Is it? I'm no expert on parks, but surely some of them have borders along rivers. Many US states have such borders.

>Being close to the border changes nothing, I can just add a buffer outwards the park polygon to account for that.

That doesn't account for the 2m accuracy. What if I'm standing exactly 1m from the boundary when I take the photo? You have no idea if I'm really in the park or not from the GPS data.

I also have serious doubts about your 2m accuracy claim, based on personal experience. Maybe if you're standing in a wide-open desert with nothing around you, but anywhere else, the accuracy isn't that great, especially around buildings. GPS accuracy is terrible in cities.

> Is it? I'm no expert on parks, but surely some of them have borders along rivers. Many US states have such borders.

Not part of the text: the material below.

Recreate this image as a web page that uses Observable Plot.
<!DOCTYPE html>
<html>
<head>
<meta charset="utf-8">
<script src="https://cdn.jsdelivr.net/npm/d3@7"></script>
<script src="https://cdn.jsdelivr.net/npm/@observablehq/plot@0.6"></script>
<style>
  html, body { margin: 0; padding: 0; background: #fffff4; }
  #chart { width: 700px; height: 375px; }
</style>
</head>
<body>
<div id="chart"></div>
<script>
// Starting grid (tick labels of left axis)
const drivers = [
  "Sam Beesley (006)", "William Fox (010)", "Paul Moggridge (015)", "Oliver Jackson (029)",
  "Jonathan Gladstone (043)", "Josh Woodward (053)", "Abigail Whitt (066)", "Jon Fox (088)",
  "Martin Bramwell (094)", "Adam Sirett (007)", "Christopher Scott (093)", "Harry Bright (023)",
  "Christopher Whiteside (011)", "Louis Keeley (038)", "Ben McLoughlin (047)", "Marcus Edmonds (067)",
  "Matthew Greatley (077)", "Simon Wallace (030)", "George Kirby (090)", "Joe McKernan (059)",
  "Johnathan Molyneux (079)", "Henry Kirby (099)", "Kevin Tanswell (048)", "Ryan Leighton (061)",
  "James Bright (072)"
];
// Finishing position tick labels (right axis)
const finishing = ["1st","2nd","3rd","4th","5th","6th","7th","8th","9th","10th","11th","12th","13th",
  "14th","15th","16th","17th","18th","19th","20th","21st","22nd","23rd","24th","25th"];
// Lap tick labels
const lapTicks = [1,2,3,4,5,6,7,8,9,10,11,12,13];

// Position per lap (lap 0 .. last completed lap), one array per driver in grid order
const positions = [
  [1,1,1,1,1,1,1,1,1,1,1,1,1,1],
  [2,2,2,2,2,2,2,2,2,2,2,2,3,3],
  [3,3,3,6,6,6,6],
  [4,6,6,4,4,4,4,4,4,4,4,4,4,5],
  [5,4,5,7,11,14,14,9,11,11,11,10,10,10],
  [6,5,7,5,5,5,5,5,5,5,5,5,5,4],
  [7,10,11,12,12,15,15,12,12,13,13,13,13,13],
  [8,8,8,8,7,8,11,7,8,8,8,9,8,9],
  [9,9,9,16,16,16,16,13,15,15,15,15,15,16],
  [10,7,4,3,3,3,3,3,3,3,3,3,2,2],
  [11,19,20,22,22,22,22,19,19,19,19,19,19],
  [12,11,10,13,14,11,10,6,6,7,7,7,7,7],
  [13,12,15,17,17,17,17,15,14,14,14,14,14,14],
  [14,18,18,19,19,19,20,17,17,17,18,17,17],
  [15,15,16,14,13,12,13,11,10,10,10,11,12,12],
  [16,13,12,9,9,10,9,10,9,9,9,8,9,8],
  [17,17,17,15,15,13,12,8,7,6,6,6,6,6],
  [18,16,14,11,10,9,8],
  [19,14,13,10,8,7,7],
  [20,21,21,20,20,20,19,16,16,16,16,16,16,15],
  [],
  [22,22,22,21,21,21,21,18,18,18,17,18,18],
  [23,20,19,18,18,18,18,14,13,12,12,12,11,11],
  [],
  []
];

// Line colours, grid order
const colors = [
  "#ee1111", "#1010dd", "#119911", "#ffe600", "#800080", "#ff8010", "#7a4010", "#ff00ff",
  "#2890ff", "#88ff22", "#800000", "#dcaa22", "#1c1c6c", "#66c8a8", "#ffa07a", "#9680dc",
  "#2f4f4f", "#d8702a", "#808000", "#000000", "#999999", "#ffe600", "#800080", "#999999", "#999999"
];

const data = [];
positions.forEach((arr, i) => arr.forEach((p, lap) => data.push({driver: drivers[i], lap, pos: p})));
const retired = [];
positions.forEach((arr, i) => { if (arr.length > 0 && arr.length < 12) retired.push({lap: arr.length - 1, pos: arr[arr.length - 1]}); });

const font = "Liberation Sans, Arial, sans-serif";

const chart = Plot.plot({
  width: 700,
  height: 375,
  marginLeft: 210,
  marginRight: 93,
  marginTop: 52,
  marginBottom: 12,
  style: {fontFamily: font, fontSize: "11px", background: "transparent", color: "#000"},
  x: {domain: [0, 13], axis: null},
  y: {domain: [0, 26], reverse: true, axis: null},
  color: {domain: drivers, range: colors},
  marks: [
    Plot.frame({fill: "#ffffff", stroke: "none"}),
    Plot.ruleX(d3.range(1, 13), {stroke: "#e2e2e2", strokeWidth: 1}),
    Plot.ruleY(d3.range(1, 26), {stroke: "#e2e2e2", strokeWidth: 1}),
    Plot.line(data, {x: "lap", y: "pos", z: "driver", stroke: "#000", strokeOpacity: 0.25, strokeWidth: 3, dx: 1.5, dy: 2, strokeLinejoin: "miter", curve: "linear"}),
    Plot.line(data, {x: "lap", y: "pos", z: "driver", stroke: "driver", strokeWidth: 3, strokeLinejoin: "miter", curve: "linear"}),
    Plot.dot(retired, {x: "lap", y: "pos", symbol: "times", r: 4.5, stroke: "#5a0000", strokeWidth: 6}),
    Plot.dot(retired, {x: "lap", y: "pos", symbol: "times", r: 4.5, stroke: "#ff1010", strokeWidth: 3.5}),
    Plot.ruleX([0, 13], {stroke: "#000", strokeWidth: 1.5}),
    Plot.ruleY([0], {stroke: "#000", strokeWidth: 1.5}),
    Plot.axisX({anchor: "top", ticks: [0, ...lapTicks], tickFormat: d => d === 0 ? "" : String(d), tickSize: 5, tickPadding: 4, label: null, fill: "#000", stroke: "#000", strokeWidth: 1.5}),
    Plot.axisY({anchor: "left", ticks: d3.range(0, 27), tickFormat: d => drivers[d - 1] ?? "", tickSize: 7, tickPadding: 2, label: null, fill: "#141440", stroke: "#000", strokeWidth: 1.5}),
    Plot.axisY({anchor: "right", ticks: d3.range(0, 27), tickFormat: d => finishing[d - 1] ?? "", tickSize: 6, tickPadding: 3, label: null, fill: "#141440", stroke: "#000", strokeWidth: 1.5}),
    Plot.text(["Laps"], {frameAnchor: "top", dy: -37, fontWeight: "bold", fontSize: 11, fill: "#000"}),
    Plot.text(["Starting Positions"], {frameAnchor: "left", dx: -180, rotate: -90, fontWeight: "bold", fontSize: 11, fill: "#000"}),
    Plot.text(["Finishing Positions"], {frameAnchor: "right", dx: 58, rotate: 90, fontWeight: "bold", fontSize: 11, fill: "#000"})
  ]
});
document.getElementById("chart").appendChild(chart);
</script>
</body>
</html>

Depending on the country, but Australia has some [1]. I still think that there is a set of polygons that can be used to describe this border.

Not to argue against your point (I rarely get less than 4m of accuracy), but luckily

> but anywhere else, the accuracy isn't that great, especially around buildings. GPS accuracy is terrible in cities.

cities are (almost?) never in national parks.

[1]: https://www.nationalparks.nsw.gov.au/-/media/npws/maps/pdfs/...

>cities are (almost?) never in national parks.

Sometimes they are. See Washington, DC.

Anyway, the requirement is for determining if a photo was taken in a park or not. The resolution wasn't stated, however: just how accurate do we need to be? If I'm in a canoe in a river that borders a park, but the river isn't part of the park, but the shoreline a few meters away is, our algorithm might claim I'm in the park, when I'm really not. The requirement wasn't "somewhere near a park", but "in a park". Rivers change their courses over time, so some polygons aren't going to accurately describe this border.

Let's be real, GPS is much more accurate than whatever boundary for the national park that someone might come up with, where the park starts is really ambiguos unless there's a physical man made divisor like a fence.
If you need to know 100% that the bird is in the park at that precise moment it can be tricky. If you need to identify a Bird-of-prey in the Alpha quadrant you can understand the Klingon proverb a sharp knife is nothing without a sharp eye.
What does it even mean "YOU are in the park". What is YOU? If you standing on the boundary, are YOU in or out? Details mater :D
Exactly! What if you're standing on the boundary, with one foot inside and the other outside? These specifications are far too vague.
Your phone already does both automatically, so I’d call it a draw.